Faites tout ce qu’il vous dira. Aux maîtres d’hôtel à Cana – que les Israëliens d’aujourd’hui, un des meilleurs d’entre eux pourtant, Shimon Peres, eurent le sacrilège de bombarder, il y a quelques vingt ans, mais il paraît qu’il y a deux Canas, le saint lieu du miracle pour les chrétiens, et l’autre qui est un repaire de terroristes – vous avez dit cela, faites ce qu’il vous dira. Aucune de vos apparitions, vraies ou supposée, ne recommande autre chose. Vous n’avez aucune recette propre, en particulier. Que votre maternité. Votre fils, depuis la croix, l’a étendue à toute l’humanité. Les analogies dont nous avons besoin pour vivre et comprendre, sont ici à notre mesure. Sauf que nous réclamons, en notre petite enfance, constamment jusqu’à lasser nos parents, le père qui « travaille » et ne joue guère, la mère épuisée et énervée d’être ainsi cramponnée, et chaque enfant qui veut, qui refuse, qui maudit, qui pleure et qui revient sans cesse, qui fatigue. Ce vêcu-là, les parents l’oublient, sauf l’attendrissement ou quelque peur… l’âge adulte fixe tout parce qu’il choisit. Vous : Marie, vous n‘avez rien oublié de la petite enfance de votre fils, vous la racontez bien plus tard. Les éléments du sens, que vous enregistriiez, sans chercher le sens, ni aujourd’hui nous le dire vous-même. Et nous…, de notre enfance, quand elle a bien eu lieu et que des catastrophes familiales ne nous ont pas projetés, dès le jeune âge dans la vieillesse qui est amertume et regret, nous n’avons pas souvenir. Nous brodons la tapisserie merveilleuse de la tendresse et de la disponibilité, de la sécurité et d’un enseignement, d’une matrice continues et douces, efficaces. Vous, Marie, vous nous permettez – si nous avons recours à vous (prières d’autres époques que l’on n’apprend plus aujourd’hui) – d’entrer dans la tapisserie et de revivre cette continuité [1].

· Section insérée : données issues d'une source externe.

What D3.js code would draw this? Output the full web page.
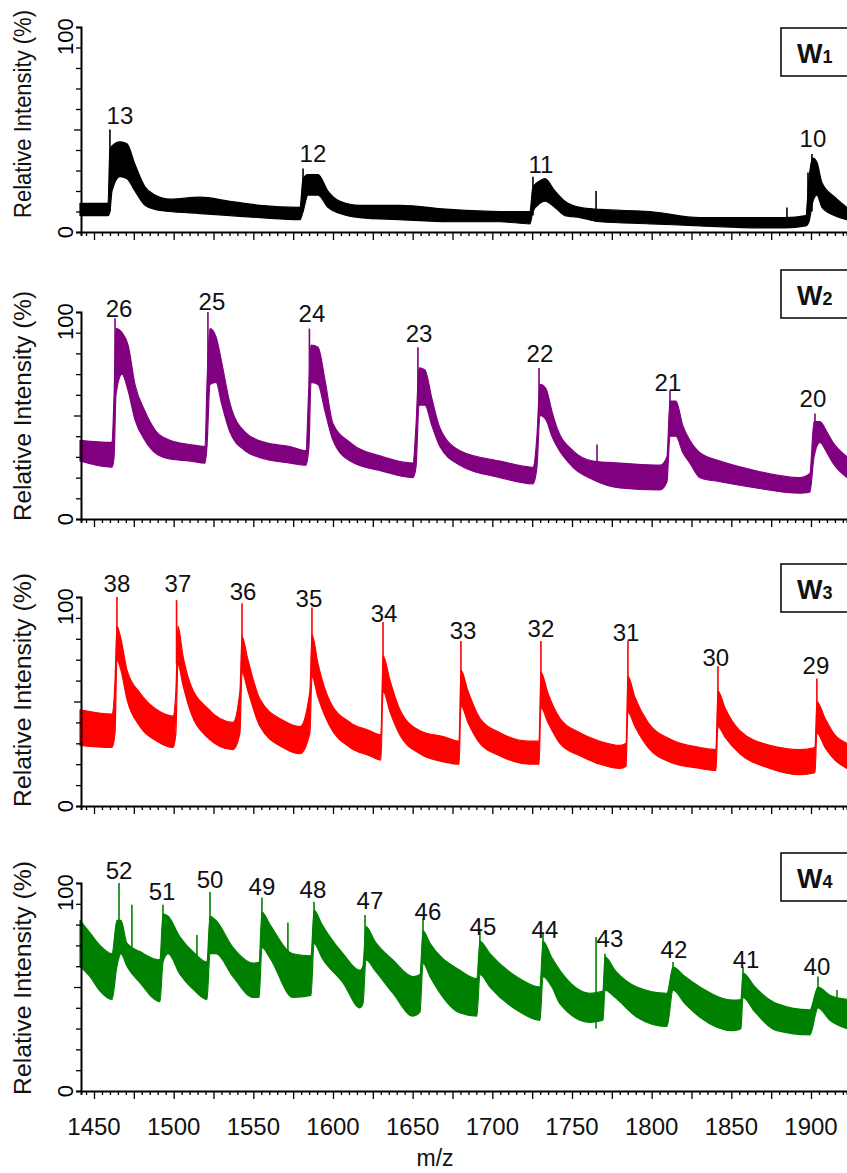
<!DOCTYPE html>
<html>
<head>
<meta charset="utf-8">
<script src="https://cdn.jsdelivr.net/npm/d3@7"></script>
<style>
  body { margin: 0; background: #fff; }
  text { font-family: Arial, "Liberation Sans", sans-serif; }
</style>
</head>
<body>
<div id="viz"></div>
<script>
const width = 847;
const height = 1173;

// noisy trace read as an envelope: [m/z, lower edge %, upper edge %]
const w1Band = [
  [1441.2, 8, 14], [1458.8, 8, 14], [1460.0, 10, 40], [1461.3, 20, 42], [1466.3, 27, 44],
  [1470.7, 26, 43], [1475.7, 20, 33], [1482.0, 13, 22], [1488.3, 11, 18], [1497.7, 10, 16],
  [1516.5, 9, 17], [1535.3, 8, 15], [1554.2, 7, 13], [1579.3, 6, 12], [1581.2, 10, 26],
  [1584.3, 18, 28], [1590.6, 18, 28], [1596.8, 12, 20], [1604.4, 9, 15], [1616.9, 7, 13],
  [1642.0, 6, 13], [1673.4, 5, 11], [1704.8, 5, 10], [1723.6, 4, 10], [1725.5, 10, 22],
  [1729.9, 14, 25], [1733.0, 15, 26], [1739.3, 12, 20], [1745.6, 8, 15], [1755.0, 7, 12],
  [1767.5, 5, 11], [1798.9, 4, 10], [1830.3, 3, 7], [1867.9, 2, 7], [1883.6, 2, 7],
  [1896.8, 3, 8], [1898.7, 5, 26], [1901.2, 15, 36], [1903.7, 18, 34], [1906.9, 12, 24],
  [1915.0, 8, 17], [1922.6, 6, 12]
];
// single sharp lines: [m/z, from %, to %]
const w1Spikes = [
  [1460.0, 10, 50], [1581.2, 10, 31], [1725.5, 8, 27], [1765.1, 5, 20],
  [1884.9, 3, 12], [1898.1, 5, 29], [1900.6, 10, 38]
];
// charge state labels: [text, m/z, height %]
const w1Labels = [["13", 1466.3, 52.7], ["12", 1587.4, 34], ["11", 1730.5, 29], ["10", 1901.2, 41.5]];

const w2Band = [
  [1441.2, 28, 38], [1461.3, 25, 37], [1462.6, 30, 60], [1463.8, 60, 92], [1467.6, 70, 90],
  [1471.4, 62, 84], [1475.7, 48, 65], [1482.0, 38, 52], [1488.3, 32, 43], [1497.7, 29, 38],
  [1510.2, 28, 36], [1519.7, 27, 35], [1520.9, 35, 65], [1522.8, 65, 92], [1526.6, 66, 88],
  [1530.3, 55, 75], [1535.3, 42, 56], [1544.8, 33, 42], [1557.3, 29, 37], [1573.0, 27, 35],
  [1583.0, 26, 33], [1584.9, 35, 65], [1586.2, 66, 84], [1590.6, 65, 83], [1595.0, 52, 67],
  [1600.0, 38, 46], [1610.7, 28, 37], [1631.4, 23, 30], [1650.2, 20, 27], [1652.1, 25, 45],
  [1654.0, 55, 73], [1657.7, 55, 72], [1662.1, 45, 58], [1667.1, 35, 44], [1679.7, 26, 33],
  [1704.8, 20, 28], [1725.5, 17, 25], [1728.0, 25, 40], [1729.9, 50, 65], [1733.6, 48, 63],
  [1737.4, 40, 52], [1740.6, 35, 44], [1750.6, 25, 33], [1763.2, 19, 28], [1780.1, 15, 27],
  [1805.2, 14, 26], [1809.6, 18, 30], [1811.5, 40, 57], [1815.2, 40, 57], [1819.6, 32, 45],
  [1824.0, 27, 38], [1830.3, 20, 32], [1842.9, 18, 28], [1861.7, 15.5, 24], [1893.0, 12.5, 20],
  [1899.3, 13, 22], [1901.9, 30, 47], [1905.6, 37, 47], [1910.0, 32, 42], [1913.8, 27, 37],
  [1922.6, 20, 30]
];
const w2Spikes = [
  [1463.2, 60, 97], [1521.5, 65, 100], [1585.2, 65, 92], [1653.3, 55, 83],
  [1729.3, 50, 73], [1765.7, 22, 36], [1811.5, 40, 62], [1902.5, 37, 51]
];
const w2Labels = [
  ["26", 1465.7, 97.6], ["25", 1524.0, 101], ["24", 1586.8, 95], ["23", 1654.0, 85.5],
  ["22", 1729.9, 76], ["21", 1810.2, 62], ["20", 1901.2, 54]
];

const w3Band = [
  [1441.2, 29, 46], [1461.3, 28, 44], [1463.2, 35, 60], [1464.4, 70, 86], [1466.9, 65, 80],
  [1470.7, 51, 65], [1478.9, 38, 54], [1489.5, 31, 46], [1499.6, 28, 43], [1501.4, 35, 55],
  [1502.7, 68, 86], [1505.8, 58, 72], [1510.2, 46, 59], [1520.9, 33, 47], [1537.2, 27, 40],
  [1541.6, 35, 55], [1542.9, 64, 81], [1546.6, 55, 70], [1554.2, 38, 51], [1568.6, 28, 41],
  [1579.3, 25, 38], [1585.5, 35, 55], [1586.8, 62, 82], [1590.6, 52, 68], [1598.1, 38, 50],
  [1610.7, 28, 40], [1623.2, 24, 36], [1630.1, 22, 34], [1631.4, 55, 72], [1635.8, 45, 60],
  [1642.0, 34, 46], [1654.6, 25, 36], [1670.3, 21, 33], [1679.1, 20, 31], [1680.3, 48, 65],
  [1684.7, 40, 55], [1692.2, 30, 42], [1704.8, 24, 35], [1723.6, 20, 31], [1729.3, 20, 31],
  [1730.5, 47, 64], [1734.9, 40, 54], [1742.4, 30, 42], [1755.0, 24, 35], [1767.5, 20, 31],
  [1780.1, 18, 29], [1783.9, 19, 30], [1785.1, 45, 62], [1789.5, 38, 52], [1797.7, 28, 40],
  [1811.5, 21, 32], [1830.3, 18, 28], [1840.3, 17, 27], [1841.6, 38, 55], [1846.0, 33, 47],
  [1855.4, 25, 36], [1874.2, 18, 29], [1893.0, 15, 27], [1902.5, 16, 28], [1903.7, 35, 50],
  [1908.8, 28, 42], [1915.0, 22, 34], [1922.6, 18, 30]
];
const w3Spikes = [
  [1464.4, 70, 100], [1501.8, 68, 98.5], [1542.9, 64, 97], [1586.8, 62, 95], [1631.4, 55, 88],
  [1680.3, 48, 79], [1730.5, 47, 79], [1765.7, 20, 30], [1785.1, 45, 79], [1841.6, 38, 67],
  [1903.7, 35, 61]
];
const w3Labels = [
  ["38", 1464.4, 102.4], ["37", 1502.7, 102.4], ["36", 1543.5, 98.6], ["35", 1584.9, 95],
  ["34", 1632.0, 88], ["33", 1681.6, 80], ["32", 1730.5, 81], ["31", 1783.9, 79],
  ["30", 1840.3, 67], ["29", 1903.1, 63]
];

const w4Band = [
  [1441.2, 60, 82], [1447.5, 55, 76], [1453.8, 48, 70], [1461.3, 44, 66], [1464.4, 60, 82],
  [1466.9, 66, 82], [1470.7, 60, 71], [1478.9, 52, 67], [1491.4, 43, 63], [1493.3, 62, 85],
  [1496.5, 66, 84], [1504.0, 56, 74], [1513.4, 48, 66], [1520.9, 44, 62], [1522.8, 66, 84],
  [1526.6, 66, 82], [1537.2, 55, 69], [1549.8, 45, 61.5], [1553.6, 45, 62], [1555.4, 69, 86],
  [1560.4, 64, 80], [1574.9, 45, 66], [1586.2, 46, 65], [1588.1, 71, 87], [1593.1, 64, 80],
  [1606.3, 52, 66], [1616.9, 40, 58], [1618.8, 42, 60], [1620.7, 63, 79], [1626.3, 58, 72],
  [1637.6, 47, 63], [1650.2, 36, 55], [1654.6, 38, 56], [1656.5, 61.5, 77], [1660.9, 55, 71],
  [1679.7, 37.5, 58], [1690.3, 36, 54], [1692.2, 56, 72], [1698.5, 50, 66], [1717.3, 38, 54],
  [1729.9, 34, 50], [1731.8, 55, 72], [1737.4, 50, 64], [1742.4, 42, 58], [1761.3, 33, 47],
  [1769.4, 34, 48], [1770.7, 48.5, 64.5], [1777.0, 45, 58], [1790.8, 35.5, 50], [1809.6, 31, 47],
  [1813.4, 48.5, 59.6], [1820.9, 42, 55], [1830.3, 35.5, 50], [1851.0, 29, 43.7], [1856.0, 30, 44],
  [1857.3, 45, 56.7], [1864.8, 38, 50], [1878.6, 29, 42], [1899.3, 27, 39], [1904.4, 40, 50],
  [1911.9, 34, 46], [1922.6, 30, 44]
];
const w4Spikes = [
  [1465.7, 66, 100], [1473.8, 60, 89.5], [1493.3, 62, 89.5], [1514.6, 55, 75], [1522.8, 66, 95.7],
  [1555.4, 69, 93], [1571.7, 55, 81], [1588.1, 71, 91], [1620.1, 63, 84.6], [1656.5, 61.5, 83],
  [1692.2, 56, 77], [1731.8, 55, 76], [1765.1, 30, 74], [1770.7, 48.5, 66], [1813.4, 48.5, 62],
  [1857.3, 45, 59.6], [1904.4, 40, 55], [1916.3, 35, 48.5]
];
const w4Labels = [
  ["52", 1465.7, 102], ["51", 1492.7, 92], ["50", 1522.8, 97.6], ["49", 1555.4, 94],
  ["48", 1587.4, 93], ["47", 1623.2, 87.5], ["46", 1659.6, 82], ["45", 1694.1, 75],
  ["44", 1733.0, 73.5], ["43", 1773.8, 69], ["42", 1814.0, 64], ["41", 1859.2, 59],
  ["40", 1903.7, 56]
];

const xTickLabels = [1450, 1500, 1550, 1600, 1650, 1700, 1750, 1800, 1850, 1900];
const seriesNames = ["1", "2", "3", "4"];

// panel layout (pixels)
const panels = [
  { band: w1Band, spikes: w1Spikes, labels: w1Labels, color: "#000000", top: 27, bottom: 232, boxY: 28, titleMid: 114, titleLen: 208 },
  { band: w2Band, spikes: w2Spikes, labels: w2Labels, color: "#800080", top: 312, bottom: 519, boxY: 270, titleMid: 406, titleLen: 230 },
  { band: w3Band, spikes: w3Spikes, labels: w3Labels, color: "#ff0000", top: 597, bottom: 806, boxY: 564, titleMid: 690, titleLen: 234 },
  { band: w4Band, spikes: w4Spikes, labels: w4Labels, color: "#008000", top: 883, bottom: 1091, boxY: 853, titleMid: 978, titleLen: 234 }
];

const svg = d3.select("#viz")
  .append("svg")
  .attr("width", width)
  .attr("height", height);

// x scale: 1450 sits at 94px, 1900 at 811px; axis runs from the y axis to the right edge
const xRef = d3.scaleLinear().domain([1450, 1900]).range([94, 811]);
const x = d3.scaleLinear().domain([xRef.invert(81), xRef.invert(847)]).range([81, 847]);

panels.forEach((p, i) => {
  const y = d3.scaleLinear().domain([0, 100]).range([p.bottom, p.top]);
  const g = svg.append("g");

  // trace
  const area = d3.area()
    .curve(d3.curveMonotoneX)
    .x(d => x(d[0]))
    .y0(d => y(d[1]))
    .y1(d => y(d[2]));

  g.append("path")
    .datum(p.band)
    .attr("d", area)
    .attr("fill", p.color)
    .attr("stroke", p.color)
    .attr("stroke-width", 1.2)
    .attr("stroke-linejoin", "round");

  g.selectAll(".spike")
    .data(p.spikes)
    .join("line")
    .attr("x1", d => x(d[0]))
    .attr("x2", d => x(d[0]))
    .attr("y1", d => y(d[1]))
    .attr("y2", d => y(d[2]))
    .attr("stroke", p.color)
    .attr("stroke-width", 1.6);

  // charge state labels
  g.selectAll(".peak")
    .data(p.labels)
    .join("text")
    .attr("x", d => x(d[1]))
    .attr("y", d => y(d[2]))
    .attr("text-anchor", "middle")
    .attr("font-size", "24px")
    .attr("fill", "#111")
    .text(d => d[0]);

  // x axis with 5 / 25 ticks
  const xAxis = d3.axisBottom(x)
    .tickValues(d3.range(1445, 1925, 5))
    .tickSizeOuter(0)
    .tickSize(4)
    .tickFormat("");
  const gx = g.append("g")
    .attr("transform", `translate(0,${p.bottom})`)
    .call(xAxis);
  gx.select(".domain").attr("stroke-width", 2);
  gx.selectAll(".tick line")
    .attr("stroke-width", 1.3)
    .attr("y2", d => d % 25 === 0 ? 8 : 4);

  // y axis
  const yAxis = d3.axisLeft(y)
    .tickValues(d3.range(0, 101, 10))
    .tickSizeOuter(0)
    .tickSize(5)
    .tickFormat("");
  const gy = g.append("g")
    .attr("transform", `translate(81,0)`)
    .call(yAxis);
  gy.select(".domain").attr("stroke-width", 2);
  gy.selectAll(".tick line")
    .attr("stroke-width", 1.3)
    .attr("x2", d => d === 50 ? -7 : -5);

  // rotated 0 / 100 labels
  g.append("text")
    .attr("transform", `translate(73,${y(0)}) rotate(-90)`)
    .attr("text-anchor", "middle")
    .attr("font-size", "22px")
    .text("0");
  g.append("text")
    .attr("transform", `translate(73,${y(100) + 28}) rotate(-90)`)
    .attr("text-anchor", "start")
    .attr("font-size", "22px")
    .text("100");

  // axis title
  g.append("text")
    .attr("transform", `translate(31,${p.titleMid}) rotate(-90)`)
    .attr("text-anchor", "middle")
    .attr("font-size", "23px")
    .attr("textLength", p.titleLen)
    .attr("lengthAdjust", "spacingAndGlyphs")
    .attr("fill", "#111")
    .text("Relative Intensity (%)");

  // series box
  g.append("rect")
    .attr("x", 781)
    .attr("y", p.boxY)
    .attr("width", 90)
    .attr("height", 48)
    .attr("fill", "#fff")
    .attr("stroke", "#000")
    .attr("stroke-width", 1.5);
  const t = g.append("text")
    .attr("x", 797)
    .attr("y", p.boxY + 35)
    .attr("font-weight", "bold")
    .attr("fill", "#111");
  t.append("tspan").attr("font-size", "27px").text("W");
  t.append("tspan").attr("font-size", "18px").text(seriesNames[i]);

  // m/z tick labels on the last panel only
  if (i === panels.length - 1) {
    g.selectAll(".xlab")
      .data(xTickLabels)
      .join("text")
      .attr("x", d => x(d))
      .attr("y", p.bottom + 44)
      .attr("text-anchor", "middle")
      .attr("font-size", "24px")
      .attr("fill", "#111")
      .text(d => d);

    g.append("text")
      .attr("x", 435)
      .attr("y", p.bottom + 75)
      .attr("text-anchor", "middle")
      .attr("font-size", "23px")
      .attr("fill", "#111")
      .text("m/z");
  }
});
</script>
</body>
</html>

Alors, de l’Annonciation à l’Assomption, tandis que Fra Angelico et les commentateurs ou les contemplatifs vous voient les mains jointes, nous sommes à vos côtés, nous regardons comment vous faites, comment vous êtes, et nous apprenons chaque jour à prier. Je vous salue, Marie… le Seigneur est avec vous… avec nous, puisque vous nous avez appris à joindre nos mains. Maintenant et à l’heure de notre mort.


[1] - paragraphe que je voulais ajouter en me relisant, qui est d’une certaine manière « nécessaire » mais qui romprait le rythme et complique l’image – rien n’est simple… quand tout est vrai – je vous le donne quand même, sorte de chute : les copeaux…

Du couple aussi. De la tapisserie de nos réminiscences et de notre quotidien, fait partie votre époux, encore plus silencieux que vous, mais fort autant qu’il aura été discret et simple, compagnon des moments décisifs et contribuant, autrement que vous mais aussi nécessairement, à l’incarnation divine puisqu’il l’inscrit dans la grande lignée du nom de famille. Le premier de nous auprès de vous.